Written exercise: Skip the pictures and repeat each line of the data exactly.

------ Material

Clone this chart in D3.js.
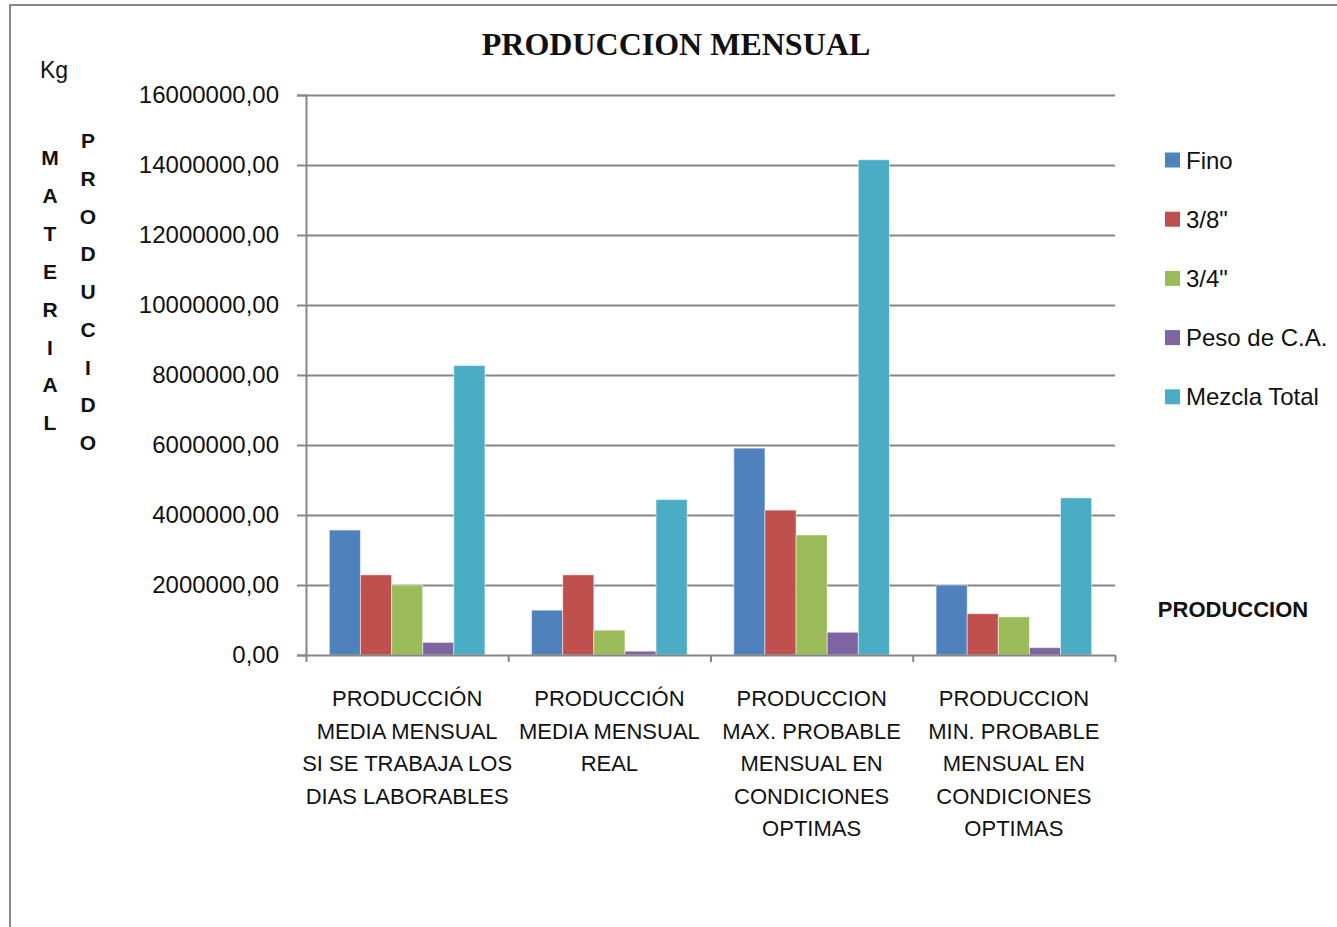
<!DOCTYPE html>
<html>
<head>
<meta charset="utf-8">
<script src="https://cdn.jsdelivr.net/npm/d3@7"></script>
<style>
  body { margin: 0; background: #fff; }
  svg { display: block; font-family: "Liberation Sans", Arial, sans-serif; }
</style>
</head>
<body>
<div id="chart"></div>
<script>
// categories (each label split into its printed lines)
const categories = [
  ["PRODUCCIÓN", "MEDIA MENSUAL", "SI SE TRABAJA LOS", "DIAS LABORABLES"],
  ["PRODUCCIÓN", "MEDIA MENSUAL", "REAL"],
  ["PRODUCCION", "MAX. PROBABLE", "MENSUAL EN", "CONDICIONES", "OPTIMAS"],
  ["PRODUCCION", "MIN. PROBABLE", "MENSUAL EN", "CONDICIONES", "OPTIMAS"]
];
const seriesNames = ["Fino", "3/8\"", "3/4\"", "Peso de C.A.", "Mezcla Total"];
const fino        = [3570000, 1280000, 5910000, 2000000];
const tresOctavos = [2290000, 2290000, 4140000, 1180000];
const tresCuartos = [2000000,  710000, 3430000, 1090000];
const pesoCA      = [ 360000,  110000,  650000,  210000];
const mezclaTotal = [8270000, 4440000, 14150000, 4490000];
const yTicks = [0, 2000000, 4000000, 6000000, 8000000, 10000000, 12000000, 14000000, 16000000];

const seriesValues = [fino, tresOctavos, tresCuartos, pesoCA, mezclaTotal];
const colors = ["#4F81BD", "#C0504D", "#9BBB59", "#8064A2", "#4BACC6"];

const W = 1337, H = 927;
const plot = { left: 306, right: 1115, top: 95, bottom: 655 };

const svg = d3.select("#chart").append("svg")
  .attr("width", W)
  .attr("height", H);

// outer chart border (runs off the page on right/bottom)
svg.append("rect")
  .attr("x", 10).attr("y", 5)
  .attr("width", W + 20).attr("height", H + 20)
  .attr("fill", "none")
  .attr("stroke", "#888")
  .attr("stroke-width", 2);

const y = d3.scaleLinear()
  .domain([0, 16000000])
  .range([plot.bottom, plot.top]);

const x0 = d3.scaleBand()
  .domain(d3.range(categories.length))
  .range([plot.left, plot.right])
  .paddingInner(0).paddingOuter(0);

// excel style gap width 150%
const barW = x0.bandwidth() / (seriesNames.length + 1.5);
const x1 = d3.scaleBand()
  .domain(d3.range(seriesNames.length))
  .range([barW * 0.75, barW * 0.75 + barW * seriesNames.length]);

const fmt = v => d3.format(".2f")(v).replace(".", ",");

// gridlines
svg.append("g")
  .attr("transform", `translate(${plot.left},0)`)
  .call(d3.axisLeft(y).tickValues(yTicks.slice(1)).tickSize(-(plot.right - plot.left)).tickFormat(""))
  .call(g => g.select(".domain").remove())
  .selectAll("line")
  .attr("stroke", "#868686")
  .attr("stroke-width", 2);

// bars
const groups = svg.append("g").selectAll("g")
  .data(categories)
  .join("g")
  .attr("transform", (d, i) => `translate(${x0(i)},0)`);

groups.selectAll("rect")
  .data((d, i) => seriesValues.map((vals, s) => ({ s, v: vals[i] })))
  .join("rect")
  .attr("x", d => x1(d.s))
  .attr("width", x1.bandwidth())
  .attr("y", d => y(d.v))
  .attr("height", d => y(0) - y(d.v))
  .attr("fill", d => colors[d.s])
  .attr("stroke", "#fff")
  .attr("stroke-opacity", 0.5)
  .attr("stroke-width", 1);

// y axis
const yAxis = svg.append("g")
  .attr("transform", `translate(${plot.left},0)`)
  .call(d3.axisLeft(y).tickValues(yTicks).tickSize(9).tickPadding(18).tickFormat(fmt));
yAxis.select(".domain").attr("stroke", "#868686").attr("stroke-width", 2);
yAxis.selectAll(".tick line").attr("stroke", "#868686").attr("stroke-width", 2);
yAxis.selectAll(".tick text")
  .attr("font-family", "Liberation Sans, Arial, sans-serif")
  .attr("font-size", 24)
  .attr("fill", "#111");

// x axis (ticks at category boundaries)
const xb = d3.scaleLinear().domain([0, categories.length]).range([plot.left, plot.right]);
const xAxis = svg.append("g")
  .attr("transform", `translate(0,${plot.bottom})`)
  .call(d3.axisBottom(xb).tickValues(d3.range(categories.length + 1)).tickSize(7).tickSizeOuter(0).tickFormat(""));
xAxis.select(".domain").attr("stroke", "#868686").attr("stroke-width", 2);
xAxis.selectAll(".tick line").attr("stroke", "#868686").attr("stroke-width", 2);

// category labels
svg.append("g").selectAll("text")
  .data(categories)
  .join("text")
  .attr("text-anchor", "middle")
  .attr("font-size", 22)
  .attr("fill", "#111")
  .each(function (lines, i) {
    d3.select(this).selectAll("tspan")
      .data(lines)
      .join("tspan")
      .attr("x", x0(i) + x0.bandwidth() / 2)
      .attr("y", (d, k) => 706 + k * 32.5)
      .text(d => d);
  });

// title
svg.append("text")
  .attr("x", 676).attr("y", 55)
  .attr("text-anchor", "middle")
  .attr("font-family", "Liberation Serif, 'Times New Roman', serif")
  .attr("font-weight", "bold")
  .attr("font-size", 32)
  .attr("fill", "#111")
  .text("PRODUCCION MENSUAL");

// unit and stacked axis titles
svg.append("text")
  .attr("x", 40).attr("y", 78)
  .attr("font-size", 23)
  .attr("fill", "#111")
  .text("Kg");

const stacked = (word, cx, cy0, step) => {
  svg.append("g").selectAll("text")
    .data(word.split(""))
    .join("text")
    .attr("x", cx)
    .attr("y", (d, k) => cy0 + k * step + 7)
    .attr("text-anchor", "middle")
    .attr("font-weight", "bold")
    .attr("font-size", 21)
    .attr("fill", "#111")
    .text(d => d);
};
stacked("MATERIAL", 50, 158, 37.9);
stacked("PRODUCIDO", 88, 141, 37.75);

// legend
const legend = svg.append("g").selectAll("g")
  .data(seriesNames)
  .join("g")
  .attr("transform", (d, i) => `translate(1165,${160 + i * 59.2})`);
legend.append("rect")
  .attr("x", 0).attr("y", -7.5)
  .attr("width", 15).attr("height", 15)
  .attr("fill", (d, i) => colors[i]);
legend.append("text")
  .attr("x", 21).attr("y", 8.5)
  .attr("font-size", 24)
  .attr("fill", "#111")
  .text(d => d);

// x axis title
svg.append("text")
  .attr("x", 1233).attr("y", 617)
  .attr("text-anchor", "middle")
  .attr("font-weight", "bold")
  .attr("font-size", 22)
  .attr("fill", "#111")
  .text("PRODUCCION");
</script>
</body>
</html>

------------

Task answer:
Clone this chart in D3.js.
<!DOCTYPE html>
<html>
<head>
<meta charset="utf-8">
<script src="https://cdn.jsdelivr.net/npm/d3@7"></script>
<style>
  body { margin: 0; background: #fff; }
  svg { display: block; font-family: "Liberation Sans", Arial, sans-serif; }
</style>
</head>
<body>
<div id="chart"></div>
<script>
// categories (each label split into its printed lines)
const categories = [
  ["PRODUCCIÓN", "MEDIA MENSUAL", "SI SE TRABAJA LOS", "DIAS LABORABLES"],
  ["PRODUCCIÓN", "MEDIA MENSUAL", "REAL"],
  ["PRODUCCION", "MAX. PROBABLE", "MENSUAL EN", "CONDICIONES", "OPTIMAS"],
  ["PRODUCCION", "MIN. PROBABLE", "MENSUAL EN", "CONDICIONES", "OPTIMAS"]
];
const seriesNames = ["Fino", "3/8\"", "3/4\"", "Peso de C.A.", "Mezcla Total"];
const fino        = [3570000, 1280000, 5910000, 2000000];
const tresOctavos = [2290000, 2290000, 4140000, 1180000];
const tresCuartos = [2000000,  710000, 3430000, 1090000];
const pesoCA      = [ 360000,  110000,  650000,  210000];
const mezclaTotal = [8270000, 4440000, 14150000, 4490000];
const yTicks = [0, 2000000, 4000000, 6000000, 8000000, 10000000, 12000000, 14000000, 16000000];

const seriesValues = [fino, tresOctavos, tresCuartos, pesoCA, mezclaTotal];
const colors = ["#4F81BD", "#C0504D", "#9BBB59", "#8064A2", "#4BACC6"];

const W = 1337, H = 927;
const plot = { left: 306, right: 1115, top: 95, bottom: 655 };

const svg = d3.select("#chart").append("svg")
  .attr("width", W)
  .attr("height", H);

// outer chart border (runs off the page on right/bottom)
svg.append("rect")
  .attr("x", 10).attr("y", 5)
  .attr("width", W + 20).attr("height", H + 20)
  .attr("fill", "none")
  .attr("stroke", "#888")
  .attr("stroke-width", 2);

const y = d3.scaleLinear()
  .domain([0, 16000000])
  .range([plot.bottom, plot.top]);

const x0 = d3.scaleBand()
  .domain(d3.range(categories.length))
  .range([plot.left, plot.right])
  .paddingInner(0).paddingOuter(0);

// excel style gap width 150%
const barW = x0.bandwidth() / (seriesNames.length + 1.5);
const x1 = d3.scaleBand()
  .domain(d3.range(seriesNames.length))
  .range([barW * 0.75, barW * 0.75 + barW * seriesNames.length]);

const fmt = v => d3.format(".2f")(v).replace(".", ",");

// gridlines
svg.append("g")
  .attr("transform", `translate(${plot.left},0)`)
  .call(d3.axisLeft(y).tickValues(yTicks.slice(1)).tickSize(-(plot.right - plot.left)).tickFormat(""))
  .call(g => g.select(".domain").remove())
  .selectAll("line")
  .attr("stroke", "#868686")
  .attr("stroke-width", 2);

// bars
const groups = svg.append("g").selectAll("g")
  .data(categories)
  .join("g")
  .attr("transform", (d, i) => `translate(${x0(i)},0)`);

groups.selectAll("rect")
  .data((d, i) => seriesValues.map((vals, s) => ({ s, v: vals[i] })))
  .join("rect")
  .attr("x", d => x1(d.s))
  .attr("width", x1.bandwidth())
  .attr("y", d => y(d.v))
  .attr("height", d => y(0) - y(d.v))
  .attr("fill", d => colors[d.s])
  .attr("stroke", "#fff")
  .attr("stroke-opacity", 0.5)
  .attr("stroke-width", 1);

// y axis
const yAxis = svg.append("g")
  .attr("transform", `translate(${plot.left},0)`)
  .call(d3.axisLeft(y).tickValues(yTicks).tickSize(9).tickPadding(18).tickFormat(fmt));
yAxis.select(".domain").attr("stroke", "#868686").attr("stroke-width", 2);
yAxis.selectAll(".tick line").attr("stroke", "#868686").attr("stroke-width", 2);
yAxis.selectAll(".tick text")
  .attr("font-family", "Liberation Sans, Arial, sans-serif")
  .attr("font-size", 24)
  .attr("fill", "#111");

// x axis (ticks at category boundaries)
const xb = d3.scaleLinear().domain([0, categories.length]).range([plot.left, plot.right]);
const xAxis = svg.append("g")
  .attr("transform", `translate(0,${plot.bottom})`)
  .call(d3.axisBottom(xb).tickValues(d3.range(categories.length + 1)).tickSize(7).tickSizeOuter(0).tickFormat(""));
xAxis.select(".domain").attr("stroke", "#868686").attr("stroke-width", 2);
xAxis.selectAll(".tick line").attr("stroke", "#868686").attr("stroke-width", 2);

// category labels
svg.append("g").selectAll("text")
  .data(categories)
  .join("text")
  .attr("text-anchor", "middle")
  .attr("font-size", 22)
  .attr("fill", "#111")
  .each(function (lines, i) {
    d3.select(this).selectAll("tspan")
      .data(lines)
      .join("tspan")
      .attr("x", x0(i) + x0.bandwidth() / 2)
      .attr("y", (d, k) => 706 + k * 32.5)
      .text(d => d);
  });

// title
svg.append("text")
  .attr("x", 676).attr("y", 55)
  .attr("text-anchor", "middle")
  .attr("font-family", "Liberation Serif, 'Times New Roman', serif")
  .attr("font-weight", "bold")
  .attr("font-size", 32)
  .attr("fill", "#111")
  .text("PRODUCCION MENSUAL");

// unit and stacked axis titles
svg.append("text")
  .attr("x", 40).attr("y", 78)
  .attr("font-size", 23)
  .attr("fill", "#111")
  .text("Kg");

const stacked = (word, cx, cy0, step) => {
  svg.append("g").selectAll("text")
    .data(word.split(""))
    .join("text")
    .attr("x", cx)
    .attr("y", (d, k) => cy0 + k * step + 7)
    .attr("text-anchor", "middle")
    .attr("font-weight", "bold")
    .attr("font-size", 21)
    .attr("fill", "#111")
    .text(d => d);
};
stacked("MATERIAL", 50, 158, 37.9);
stacked("PRODUCIDO", 88, 141, 37.75);

// legend
const legend = svg.append("g").selectAll("g")
  .data(seriesNames)
  .join("g")
  .attr("transform", (d, i) => `translate(1165,${160 + i * 59.2})`);
legend.append("rect")
  .attr("x", 0).attr("y", -7.5)
  .attr("width", 15).attr("height", 15)
  .attr("fill", (d, i) => colors[i]);
legend.append("text")
  .attr("x", 21).attr("y", 8.5)
  .attr("font-size", 24)
  .attr("fill", "#111")
  .text(d => d);

// x axis title
svg.append("text")
  .attr("x", 1233).attr("y", 617)
  .attr("text-anchor", "middle")
  .attr("font-weight", "bold")
  .attr("font-size", 22)
  .attr("fill", "#111")
  .text("PRODUCCION");
</script>
</body>
</html>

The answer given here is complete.